= Dataset extract =

** START **

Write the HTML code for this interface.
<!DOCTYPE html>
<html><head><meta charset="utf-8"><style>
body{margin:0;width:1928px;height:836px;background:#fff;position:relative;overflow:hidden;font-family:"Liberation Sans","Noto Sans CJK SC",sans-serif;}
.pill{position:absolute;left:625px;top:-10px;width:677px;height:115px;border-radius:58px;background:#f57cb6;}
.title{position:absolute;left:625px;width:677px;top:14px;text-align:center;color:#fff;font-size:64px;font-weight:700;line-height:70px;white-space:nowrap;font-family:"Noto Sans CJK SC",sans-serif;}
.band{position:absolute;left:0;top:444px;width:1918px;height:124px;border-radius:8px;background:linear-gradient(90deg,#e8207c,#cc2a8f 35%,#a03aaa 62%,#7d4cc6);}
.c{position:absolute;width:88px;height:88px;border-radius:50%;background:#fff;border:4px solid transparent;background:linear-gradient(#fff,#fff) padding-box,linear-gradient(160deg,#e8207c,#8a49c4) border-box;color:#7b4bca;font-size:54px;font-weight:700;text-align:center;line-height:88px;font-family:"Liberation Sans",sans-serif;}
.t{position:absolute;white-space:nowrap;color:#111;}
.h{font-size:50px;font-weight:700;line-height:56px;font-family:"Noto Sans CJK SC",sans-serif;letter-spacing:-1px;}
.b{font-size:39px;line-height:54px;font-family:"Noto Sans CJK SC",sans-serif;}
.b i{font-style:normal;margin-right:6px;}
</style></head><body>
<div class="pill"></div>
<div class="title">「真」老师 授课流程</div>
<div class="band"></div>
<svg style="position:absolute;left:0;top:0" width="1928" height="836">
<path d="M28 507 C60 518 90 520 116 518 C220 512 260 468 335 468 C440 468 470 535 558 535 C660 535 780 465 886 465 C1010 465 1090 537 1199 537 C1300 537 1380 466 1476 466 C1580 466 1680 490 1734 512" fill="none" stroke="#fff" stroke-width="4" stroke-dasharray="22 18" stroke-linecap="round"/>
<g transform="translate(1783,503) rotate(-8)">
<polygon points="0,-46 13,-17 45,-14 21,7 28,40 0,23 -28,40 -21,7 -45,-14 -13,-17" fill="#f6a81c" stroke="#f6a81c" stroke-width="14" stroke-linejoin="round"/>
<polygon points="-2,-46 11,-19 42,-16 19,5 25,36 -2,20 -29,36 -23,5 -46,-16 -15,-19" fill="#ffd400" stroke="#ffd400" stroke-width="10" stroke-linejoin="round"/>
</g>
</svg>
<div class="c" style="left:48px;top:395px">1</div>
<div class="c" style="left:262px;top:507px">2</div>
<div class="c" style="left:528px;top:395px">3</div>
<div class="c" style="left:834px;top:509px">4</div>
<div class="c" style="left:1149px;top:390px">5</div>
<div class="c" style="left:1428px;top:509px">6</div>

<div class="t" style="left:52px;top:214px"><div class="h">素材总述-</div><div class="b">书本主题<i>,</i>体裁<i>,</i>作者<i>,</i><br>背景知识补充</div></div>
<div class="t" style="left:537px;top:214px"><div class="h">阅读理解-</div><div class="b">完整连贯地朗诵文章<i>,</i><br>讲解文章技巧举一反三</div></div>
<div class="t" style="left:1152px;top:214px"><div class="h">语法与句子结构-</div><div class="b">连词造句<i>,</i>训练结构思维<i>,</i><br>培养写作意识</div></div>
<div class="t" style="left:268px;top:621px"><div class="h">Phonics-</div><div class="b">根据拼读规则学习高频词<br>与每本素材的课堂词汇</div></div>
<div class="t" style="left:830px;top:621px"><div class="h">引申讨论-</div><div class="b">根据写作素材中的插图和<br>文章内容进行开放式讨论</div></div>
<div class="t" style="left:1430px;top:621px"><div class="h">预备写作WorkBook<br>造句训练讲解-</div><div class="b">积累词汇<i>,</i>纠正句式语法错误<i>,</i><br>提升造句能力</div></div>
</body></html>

** END **
** START **

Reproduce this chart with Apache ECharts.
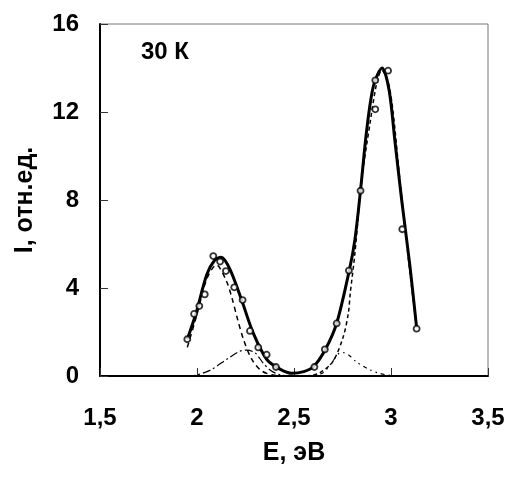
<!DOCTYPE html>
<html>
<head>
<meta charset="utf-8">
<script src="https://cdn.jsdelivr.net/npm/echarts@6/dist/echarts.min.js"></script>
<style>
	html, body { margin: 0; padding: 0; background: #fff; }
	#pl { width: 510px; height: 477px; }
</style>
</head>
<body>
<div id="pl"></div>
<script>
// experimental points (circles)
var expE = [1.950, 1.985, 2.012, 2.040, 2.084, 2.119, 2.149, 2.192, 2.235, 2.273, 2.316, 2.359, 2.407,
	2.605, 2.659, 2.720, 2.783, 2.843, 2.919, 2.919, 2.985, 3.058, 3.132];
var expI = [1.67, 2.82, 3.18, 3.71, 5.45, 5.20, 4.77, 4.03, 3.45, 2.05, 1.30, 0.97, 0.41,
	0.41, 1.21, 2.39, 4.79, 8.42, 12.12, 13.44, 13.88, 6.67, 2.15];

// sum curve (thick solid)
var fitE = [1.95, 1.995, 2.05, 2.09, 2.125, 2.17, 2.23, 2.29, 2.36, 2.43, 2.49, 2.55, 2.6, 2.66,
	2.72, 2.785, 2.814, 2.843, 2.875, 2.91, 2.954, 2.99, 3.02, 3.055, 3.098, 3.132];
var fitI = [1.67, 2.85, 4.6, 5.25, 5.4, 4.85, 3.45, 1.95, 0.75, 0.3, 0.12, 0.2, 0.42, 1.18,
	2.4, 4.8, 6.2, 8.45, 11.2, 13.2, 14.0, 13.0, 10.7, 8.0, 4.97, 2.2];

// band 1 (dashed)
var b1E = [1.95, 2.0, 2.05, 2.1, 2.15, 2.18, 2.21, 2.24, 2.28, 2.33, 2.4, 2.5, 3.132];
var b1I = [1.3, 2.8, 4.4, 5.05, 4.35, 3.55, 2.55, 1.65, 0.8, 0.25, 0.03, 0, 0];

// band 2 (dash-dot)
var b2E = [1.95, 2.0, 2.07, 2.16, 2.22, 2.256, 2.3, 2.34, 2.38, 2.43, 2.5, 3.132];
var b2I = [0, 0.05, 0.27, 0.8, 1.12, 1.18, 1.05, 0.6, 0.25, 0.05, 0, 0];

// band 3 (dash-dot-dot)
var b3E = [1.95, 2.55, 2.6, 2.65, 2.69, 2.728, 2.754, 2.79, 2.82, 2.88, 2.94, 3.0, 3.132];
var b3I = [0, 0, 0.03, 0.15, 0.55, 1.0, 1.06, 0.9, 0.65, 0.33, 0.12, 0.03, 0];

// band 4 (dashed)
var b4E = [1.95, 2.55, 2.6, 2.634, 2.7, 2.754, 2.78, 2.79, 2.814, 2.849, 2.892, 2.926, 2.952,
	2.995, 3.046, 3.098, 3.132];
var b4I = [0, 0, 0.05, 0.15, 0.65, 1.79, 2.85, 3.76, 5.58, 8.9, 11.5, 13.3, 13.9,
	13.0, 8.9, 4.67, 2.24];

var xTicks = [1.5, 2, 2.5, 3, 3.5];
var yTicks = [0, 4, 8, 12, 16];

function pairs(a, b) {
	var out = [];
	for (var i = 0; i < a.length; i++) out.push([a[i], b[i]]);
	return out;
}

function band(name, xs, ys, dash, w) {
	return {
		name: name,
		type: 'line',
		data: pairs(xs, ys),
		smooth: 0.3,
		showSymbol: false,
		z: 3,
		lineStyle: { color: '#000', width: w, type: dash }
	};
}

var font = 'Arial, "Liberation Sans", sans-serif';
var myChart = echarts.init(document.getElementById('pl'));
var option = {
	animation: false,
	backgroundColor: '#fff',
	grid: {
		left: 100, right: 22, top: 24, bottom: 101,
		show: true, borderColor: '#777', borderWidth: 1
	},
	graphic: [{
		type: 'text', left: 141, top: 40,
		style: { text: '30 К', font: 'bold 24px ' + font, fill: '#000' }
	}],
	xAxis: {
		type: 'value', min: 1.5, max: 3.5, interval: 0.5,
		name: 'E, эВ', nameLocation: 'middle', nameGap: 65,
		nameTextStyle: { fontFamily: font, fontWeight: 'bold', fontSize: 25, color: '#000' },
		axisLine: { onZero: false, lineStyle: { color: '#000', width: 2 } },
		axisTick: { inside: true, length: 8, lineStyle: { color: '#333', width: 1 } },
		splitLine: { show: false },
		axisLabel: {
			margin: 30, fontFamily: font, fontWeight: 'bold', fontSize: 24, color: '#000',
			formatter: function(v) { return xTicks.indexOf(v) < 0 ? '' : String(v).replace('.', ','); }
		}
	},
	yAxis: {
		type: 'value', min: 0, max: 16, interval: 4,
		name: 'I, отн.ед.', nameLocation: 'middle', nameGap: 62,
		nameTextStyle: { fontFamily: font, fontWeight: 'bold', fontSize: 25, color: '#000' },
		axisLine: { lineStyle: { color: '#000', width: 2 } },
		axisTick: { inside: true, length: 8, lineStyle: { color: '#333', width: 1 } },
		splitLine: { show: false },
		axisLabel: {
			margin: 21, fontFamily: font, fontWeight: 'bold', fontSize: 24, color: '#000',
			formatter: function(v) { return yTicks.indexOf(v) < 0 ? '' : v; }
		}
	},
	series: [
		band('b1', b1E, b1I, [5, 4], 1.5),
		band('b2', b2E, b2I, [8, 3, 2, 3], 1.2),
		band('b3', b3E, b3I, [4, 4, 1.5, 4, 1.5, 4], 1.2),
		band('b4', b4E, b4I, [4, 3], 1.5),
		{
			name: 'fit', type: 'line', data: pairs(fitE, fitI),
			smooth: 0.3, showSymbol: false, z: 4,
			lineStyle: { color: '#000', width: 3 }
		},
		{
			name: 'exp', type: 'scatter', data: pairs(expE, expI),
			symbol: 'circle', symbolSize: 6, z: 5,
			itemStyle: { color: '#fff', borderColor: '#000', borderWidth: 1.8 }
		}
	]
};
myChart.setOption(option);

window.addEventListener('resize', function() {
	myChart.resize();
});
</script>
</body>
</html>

** END **

= What the task asks =
Find every line above that contains the word "this", and return each one.

= Solution =
Write the HTML code for this interface.
Reproduce this chart with Apache ECharts.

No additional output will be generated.